• To be done: Output every entry exactly as written, but omit the pictures.

• Dataset extract:
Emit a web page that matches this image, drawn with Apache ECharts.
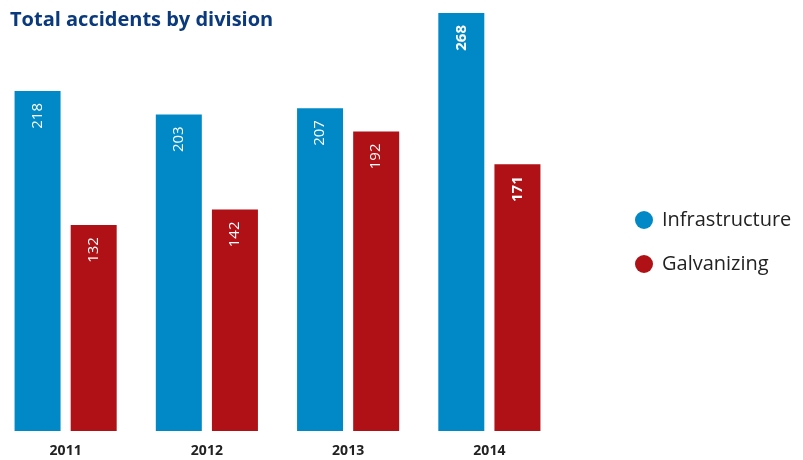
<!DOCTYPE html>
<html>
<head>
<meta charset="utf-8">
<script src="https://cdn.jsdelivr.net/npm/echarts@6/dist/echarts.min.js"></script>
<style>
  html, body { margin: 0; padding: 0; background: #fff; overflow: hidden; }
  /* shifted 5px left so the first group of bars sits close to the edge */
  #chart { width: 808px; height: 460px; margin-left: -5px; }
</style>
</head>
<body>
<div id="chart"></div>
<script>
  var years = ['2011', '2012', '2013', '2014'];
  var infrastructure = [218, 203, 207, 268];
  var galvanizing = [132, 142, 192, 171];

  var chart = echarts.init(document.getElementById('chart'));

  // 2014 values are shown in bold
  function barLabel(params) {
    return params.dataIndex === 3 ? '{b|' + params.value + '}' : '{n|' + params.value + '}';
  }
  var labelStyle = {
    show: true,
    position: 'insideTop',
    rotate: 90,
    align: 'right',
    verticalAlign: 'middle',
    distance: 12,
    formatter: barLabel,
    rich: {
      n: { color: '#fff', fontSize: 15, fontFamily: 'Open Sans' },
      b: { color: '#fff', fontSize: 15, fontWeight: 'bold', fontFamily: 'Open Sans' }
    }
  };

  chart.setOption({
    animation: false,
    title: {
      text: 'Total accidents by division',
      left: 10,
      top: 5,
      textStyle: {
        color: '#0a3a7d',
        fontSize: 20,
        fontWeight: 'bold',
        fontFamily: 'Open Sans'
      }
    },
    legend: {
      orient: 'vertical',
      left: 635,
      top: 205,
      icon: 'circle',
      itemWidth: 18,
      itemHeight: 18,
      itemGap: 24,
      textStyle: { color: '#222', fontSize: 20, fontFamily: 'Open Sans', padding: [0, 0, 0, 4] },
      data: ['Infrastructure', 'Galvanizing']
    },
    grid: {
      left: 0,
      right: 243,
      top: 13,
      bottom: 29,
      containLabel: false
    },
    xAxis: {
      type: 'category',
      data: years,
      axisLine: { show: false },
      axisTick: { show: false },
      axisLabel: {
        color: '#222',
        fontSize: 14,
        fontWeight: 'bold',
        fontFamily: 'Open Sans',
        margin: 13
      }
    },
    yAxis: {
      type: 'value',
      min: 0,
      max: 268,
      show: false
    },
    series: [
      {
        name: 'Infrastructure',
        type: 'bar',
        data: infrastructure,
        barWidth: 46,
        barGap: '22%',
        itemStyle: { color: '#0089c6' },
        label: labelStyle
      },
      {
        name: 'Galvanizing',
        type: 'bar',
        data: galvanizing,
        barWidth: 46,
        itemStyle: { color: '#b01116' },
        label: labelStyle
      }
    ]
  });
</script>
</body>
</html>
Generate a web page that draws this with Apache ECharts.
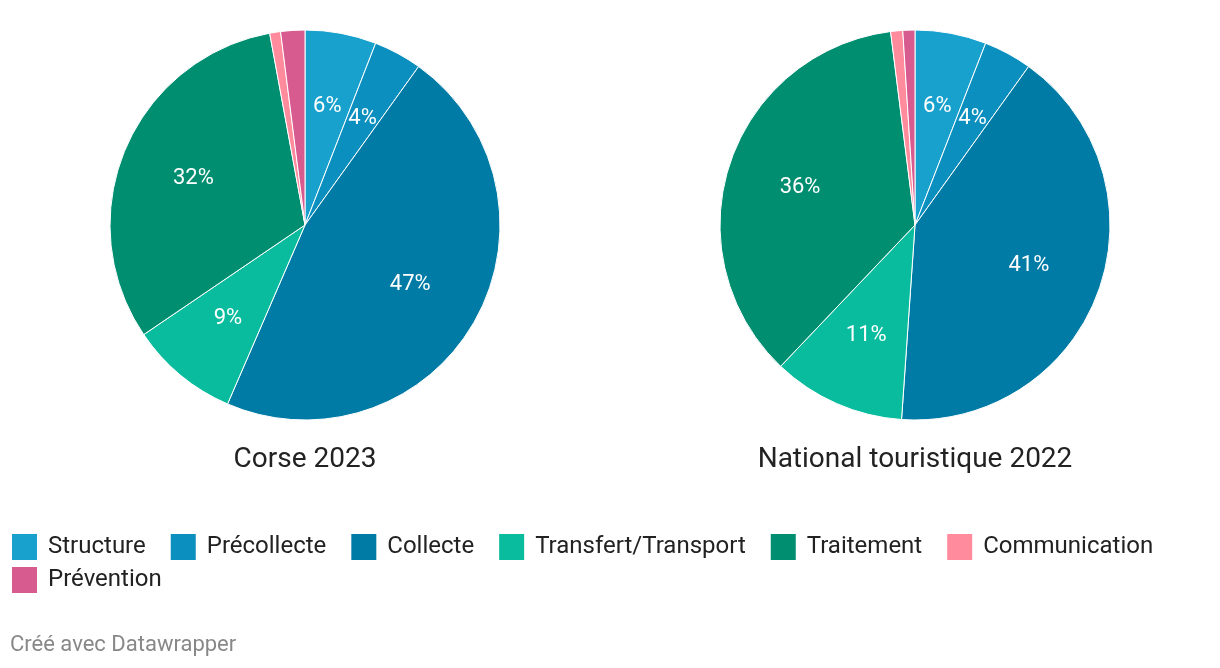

• Solution below:
Emit a web page that matches this image, drawn with Apache ECharts.
<!DOCTYPE html>
<html>
<head>
<meta charset="utf-8">
<script src="https://cdn.jsdelivr.net/npm/echarts@6/dist/echarts.min.js"></script>
<style>
  html, body { margin: 0; padding: 0; background: #fff; overflow: hidden; }
  /* shifted 5px left so the first group of bars sits close to the edge */
  #chart { width: 808px; height: 460px; margin-left: -5px; }
</style>
</head>
<body>
<div id="chart"></div>
<script>
  var years = ['2011', '2012', '2013', '2014'];
  var infrastructure = [218, 203, 207, 268];
  var galvanizing = [132, 142, 192, 171];

  var chart = echarts.init(document.getElementById('chart'));

  // 2014 values are shown in bold
  function barLabel(params) {
    return params.dataIndex === 3 ? '{b|' + params.value + '}' : '{n|' + params.value + '}';
  }
  var labelStyle = {
    show: true,
    position: 'insideTop',
    rotate: 90,
    align: 'right',
    verticalAlign: 'middle',
    distance: 12,
    formatter: barLabel,
    rich: {
      n: { color: '#fff', fontSize: 15, fontFamily: 'Open Sans' },
      b: { color: '#fff', fontSize: 15, fontWeight: 'bold', fontFamily: 'Open Sans' }
    }
  };

  chart.setOption({
    animation: false,
    title: {
      text: 'Total accidents by division',
      left: 10,
      top: 5,
      textStyle: {
        color: '#0a3a7d',
        fontSize: 20,
        fontWeight: 'bold',
        fontFamily: 'Open Sans'
      }
    },
    legend: {
      orient: 'vertical',
      left: 635,
      top: 205,
      icon: 'circle',
      itemWidth: 18,
      itemHeight: 18,
      itemGap: 24,
      textStyle: { color: '#222', fontSize: 20, fontFamily: 'Open Sans', padding: [0, 0, 0, 4] },
      data: ['Infrastructure', 'Galvanizing']
    },
    grid: {
      left: 0,
      right: 243,
      top: 13,
      bottom: 29,
      containLabel: false
    },
    xAxis: {
      type: 'category',
      data: years,
      axisLine: { show: false },
      axisTick: { show: false },
      axisLabel: {
        color: '#222',
        fontSize: 14,
        fontWeight: 'bold',
        fontFamily: 'Open Sans',
        margin: 13
      }
    },
    yAxis: {
      type: 'value',
      min: 0,
      max: 268,
      show: false
    },
    series: [
      {
        name: 'Infrastructure',
        type: 'bar',
        data: infrastructure,
        barWidth: 46,
        barGap: '22%',
        itemStyle: { color: '#0089c6' },
        label: labelStyle
      },
      {
        name: 'Galvanizing',
        type: 'bar',
        data: galvanizing,
        barWidth: 46,
        itemStyle: { color: '#b01116' },
        label: labelStyle
      }
    ]
  });
</script>
</body>
</html>
Generate a web page that draws this with Apache ECharts.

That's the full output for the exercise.